Obama’s discussion of what went on behind the scenes during his presidency is among the most informative aspects of his memoir. For example, he contacted Bush almost immediately after Operation Neptune’s Spear to acknowledge Bush’s role in initiating the hunt for bin Laden in 2001. He also contacted Prime Minister David Cameron because the British had been stalwart allies since the beginning of the Afghan war. To Obama’s surprise, the call to the president of Pakistan, whose borders the SEAL team breeched, was more than cordial: “I expected my most difficult call to be with Pakistan’s beleaguered president, Asif Ali Zardari, who would surely face a backlash at home over our violation of Pakistani sovereignty. When I reached him, however, he expressed congratulations and support” (696). Obama also discusses his memories of 9/11 and the impact the attacks had on his life:

It brought back my own memories of that day. Michelle having just taken Malia to her first day of preschool; me standing outside the State of Illinois Building in downtown Chicago, feeling overwhelmed and uncertain after assuring Michelle over the phone that she and the girls would be okay; three-month-old Sasha sleeping on my chest later that night as I sat in the dark watching the news reports and trying to contact friends in New York (697).

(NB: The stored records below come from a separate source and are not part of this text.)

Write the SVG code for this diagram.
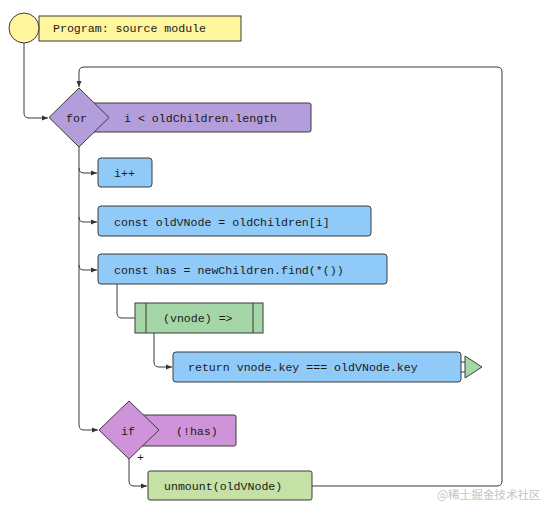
<svg xmlns="http://www.w3.org/2000/svg" width="555" height="515" viewBox="0 0 555 515">
<defs>
<style>
.t{font-family:"Liberation Mono","DejaVu Sans Mono",monospace;font-size:11.6px;fill:#1a1a1a}
.e{stroke:#3a3a3a;stroke-width:1;fill:none}
.b{stroke:#3a3a3a;stroke-width:1}
</style>
<marker id="ar" markerWidth="8" markerHeight="8" refX="7" refY="4" orient="auto" markerUnits="userSpaceOnUse">
<path d="M1,1.5 L7,4 L1,6.5 Z" fill="#333"/>
</marker>
</defs>
<rect width="555" height="515" fill="#fff"/>
<g id="connectors">
<path class="e" d="M24,42 V113 Q24,118 29,118 H48" marker-end="url(#ar)"/>
<path class="e" d="M312,486 H497 Q502,486 502,481 V72 Q502,67 497,67 H84 Q79,67 79,72 V87" marker-end="url(#ar)"/>
<path class="e" d="M79,147 V425 Q79,430 84,430 H98" marker-end="url(#ar)"/>
<path class="e" d="M79,168 Q79,173 84,173 H97" marker-end="url(#ar)"/>
<path class="e" d="M79,217 Q79,222 84,222 H97" marker-end="url(#ar)"/>
<path class="e" d="M79,265 Q79,270 84,270 H97" marker-end="url(#ar)"/>
<path class="e" d="M117,284 V313 Q117,318 122,318 H135"/>
<path class="e" d="M154,333 V362 Q154,367 159,367 H172" marker-end="url(#ar)"/>
<path class="e" d="M129,459 V481 Q129,486 134,486 H147" marker-end="url(#ar)"/>
</g>
<g id="program">
<rect x="39" y="16" width="202" height="25" fill="#FFF59D" class="b"/>
<text class="t" x="53" y="32">Program: source module</text>
</g>
<g id="start">
<circle cx="24" cy="28" r="15" fill="#FFF59D" class="b"/>
</g>
<g id="for">
<rect x="82" y="103" width="229" height="29" rx="2" fill="#B39DDB" class="b"/>
<path d="M79,88 L109,117.5 L79,147 L49,117.5 Z" fill="#B39DDB" class="b"/>
<text class="t" x="66" y="122">for</text>
<text class="t" x="124" y="122">i &lt; oldChildren.length</text>
</g>
<g id="inc">
<rect x="98" y="158" width="54" height="29" rx="3" fill="#90CAF9" class="b"/>
<text class="t" x="114" y="177">i++</text>
</g>
<g id="oldvnode">
<rect x="98" y="206" width="273" height="30" rx="3" fill="#90CAF9" class="b"/>
<text class="t" x="114" y="226">const oldVNode = oldChildren[i]</text>
</g>
<g id="has">
<rect x="98" y="254" width="289" height="30" rx="3" fill="#90CAF9" class="b"/>
<text class="t" x="114" y="274">const has = newChildren.find(*())</text>
</g>
<g id="arrowfn">
<rect x="135" y="303" width="128" height="30" fill="#A5D6A7" class="b"/>
<path class="e" d="M146,303 V333 M253,303 V333"/>
<text class="t" x="163" y="322">(vnode) =&gt;</text>
</g>
<g id="return">
<rect x="173" y="352" width="288" height="30" rx="3" fill="#90CAF9" class="b"/>
<text class="t" x="188" y="371">return vnode.key === oldVNode.key</text>
<path class="e" d="M461,362 H465 M461,372 H465"/>
<path d="M465,356 L482,367 L465,378 Z" fill="#A5D6A7" class="b"/>
</g>
<g id="if">
<rect x="132" y="415" width="104" height="31" rx="2" fill="#CE93D8" class="b"/>
<path d="M129,401 L159,430 L129,459 L99,430 Z" fill="#CE93D8" class="b"/>
<text class="t" x="121" y="435">if</text>
<text class="t" x="176" y="435">(!has)</text>
<text class="t" x="137" y="461">+</text>
</g>
<g id="unmount">
<rect x="148" y="471" width="164" height="29" rx="2" fill="#C5E1A5" class="b"/>
<text class="t" x="164" y="490">unmount(oldVNode)</text>
</g>
<text x="437" y="499" font-family="'Noto Sans CJK SC',sans-serif" font-size="11.6" fill="#c4c4c4">@稀土掘金技术社区</text>
</svg>
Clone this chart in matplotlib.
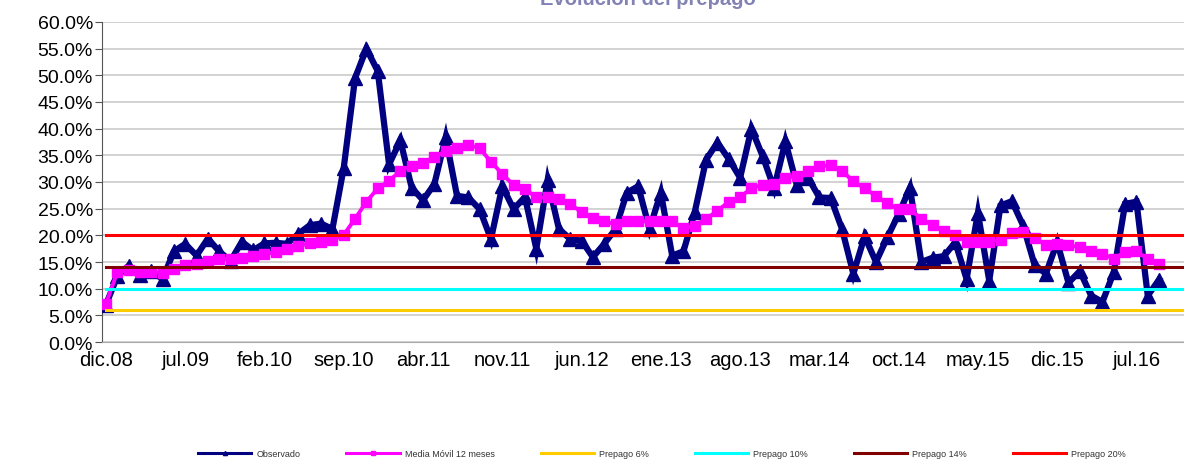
import matplotlib
matplotlib.use("Agg")
import matplotlib.pyplot as plt
from matplotlib.lines import Line2D
import numpy as np

plt.rcParams['font.family'] = ['Liberation Sans', 'DejaVu Sans']

# ---- data ----
tick_labels = ["dic.08", "jul.09", "feb.10", "sep.10", "abr.11", "nov.11", "jun.12",
               "ene.13", "ago.13", "mar.14", "oct.14", "may.15", "dic.15", "jul.16"]

observado = [7.0, 12.3, 14.3, 12.5, 13.3, 11.8, 17.0, 18.4, 16.2, 19.4,
             17.0, 15.2, 18.8, 17.2, 18.5, 18.6, 18.4, 20.3, 21.9, 22.2,
             21.2, 32.7, 49.5, 55.0, 50.8, 33.3, 37.8, 28.9, 26.6, 29.6,
             38.4, 27.4, 27.1, 24.9, 19.3, 29.2, 24.9, 27.2, 17.5, 30.3,
             21.2, 19.3, 19.0, 15.9, 18.4, 21.2, 28.0, 29.2, 21.2, 28.0,
             16.2, 17.0, 24.4, 34.2, 37.4, 34.3, 30.8, 40.0, 34.8, 28.8,
             37.6, 29.5, 30.8, 27.1, 27.0, 21.2, 12.8, 19.8, 15.0, 19.6,
             24.0, 28.9, 15.0, 15.8, 16.1, 18.7, 11.8, 24.2, 11.5, 25.6,
             26.4, 21.8, 14.5, 12.8, 18.7, 11.1, 13.3, 8.7, 7.5, 13.1,
             25.9, 26.3, 8.7, 11.7]

media_movil = [7.2, 13.1, 13.5, 13.2, 13.1, 13.0, 13.7, 14.4, 14.6, 15.2,
               15.5, 15.6, 15.7, 16.1, 16.5, 16.8, 17.4, 18.0, 18.5, 18.8,
               19.1, 20.1, 23.1, 26.3, 28.8, 30.2, 32.1, 33.0, 33.6, 34.7,
               35.8, 36.4, 37.0, 36.3, 33.8, 31.5, 29.4, 28.7, 27.1, 27.1,
               26.8, 25.9, 24.3, 23.2, 22.6, 22.1, 22.7, 22.7, 22.6, 22.6,
               22.6, 21.3, 21.8, 23.1, 24.6, 26.3, 27.2, 28.8, 29.5, 29.6,
               30.7, 31.2, 32.1, 33.0, 33.1, 32.1, 30.1, 28.8, 27.4, 26.0,
               24.9, 24.9, 23.1, 21.9, 20.9, 20.1, 18.8, 18.8, 18.7, 19.2,
               20.4, 20.6, 19.5, 18.2, 18.4, 18.1, 17.8, 17.0, 16.5, 15.6,
               16.9, 17.0, 15.6, 14.6]

prepago_levels = [6, 10, 14, 20]
prepago_labels = ["Prepago 6%", "Prepago 10%", "Prepago 14%", "Prepago 20%"]
prepago_colors = ["#FFCC00", "#00FFFF", "#800000", "#FF0000"]

# ---- figure ----
fig = plt.figure(figsize=(11.84, 4.60), dpi=100)
ax = fig.add_axes([102/1184, 1 - 343/460, 1 - 102/1184, (343 - 23)/460])

x = np.arange(len(observado))
xmax = 95.2

ax.plot(x, observado, color="#000080", lw=4.5, marker="^", markersize=9.5,
        markeredgecolor="#000080", zorder=3, solid_joinstyle="miter")
ax.plot(x, media_movil, color="#FF00FF", lw=2.8, marker="s", markersize=6.5,
        markeredgecolor="#FF00FF", zorder=4)
for lvl, col in zip(prepago_levels, prepago_colors):
    ax.plot([0, xmax + 1], [lvl, lvl], color=col, lw=2.2, zorder=5)

ax.set_xlim(-0.35, xmax)
ax.set_ylim(0, 60)
ax.set_yticks(np.arange(0, 61, 5))
ax.set_yticklabels([f"{v:.1f}%" for v in np.arange(0, 61, 5)])
ax.set_xticks(np.arange(0, 7 * len(tick_labels), 7))
ax.set_xticklabels(tick_labels)
ax.yaxis.grid(True, color="#CFCFCF", lw=1.3, zorder=0)
ax.set_axisbelow(True)

for s in ["top", "right"]:
    ax.spines[s].set_visible(False)
ax.spines["left"].set_color("#555555")
ax.spines["bottom"].set_color("#AAAAAA")
ax.tick_params(axis="y", labelsize=14, length=5, color="#555555", pad=1.5)
ax.tick_params(axis="x", labelsize=14.5, length=0, pad=6)

# title (partially cut off at the top, as in the original)
fig.text(648/1184, 1 - 5/460, "Evolución del prepago", ha="center", va="baseline",
         fontsize=14.5, fontweight="bold", color="#8282B4")

# legend
handles = [
    Line2D([], [], color="#000080", lw=2.2, marker="^", markersize=3),
    Line2D([], [], color="#FF00FF", lw=2.2, marker="s", markersize=3),
]
for col in prepago_colors:
    handles.append(Line2D([], [], color=col, lw=2.2))
labels = ["Observado", "Media Móvil 12 meses"] + prepago_labels
fig.legend(handles, labels, loc="center", bbox_to_anchor=(662/1184, 1 - 455/460),
           ncol=6, frameon=False, fontsize=6.5, handlelength=5.9, handletextpad=0.55,
           columnspacing=5.1, labelcolor="#333333", borderaxespad=0, borderpad=0)

fig.savefig("out.png", dpi=100)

While the country celebrated the death of bin Laden, Obama knew the threat from al-Qaeda was far from over. And although he derived satisfaction from the success of the operation, his thoughts drifted to members of the armed forces who made the ultimate sacrifice in the War on Terror. Obama also worried about the nation’s growing divisions, wondering if defeating external enemies was the only way to create a sense of common purpose. He met with the SEAL team and pilots responsible for the Abbottabad raid and proudly presented them with them with the Presidential Unit Citation, the highest award for a military unit. He boarded Marine One that evening anxious to get home to his family.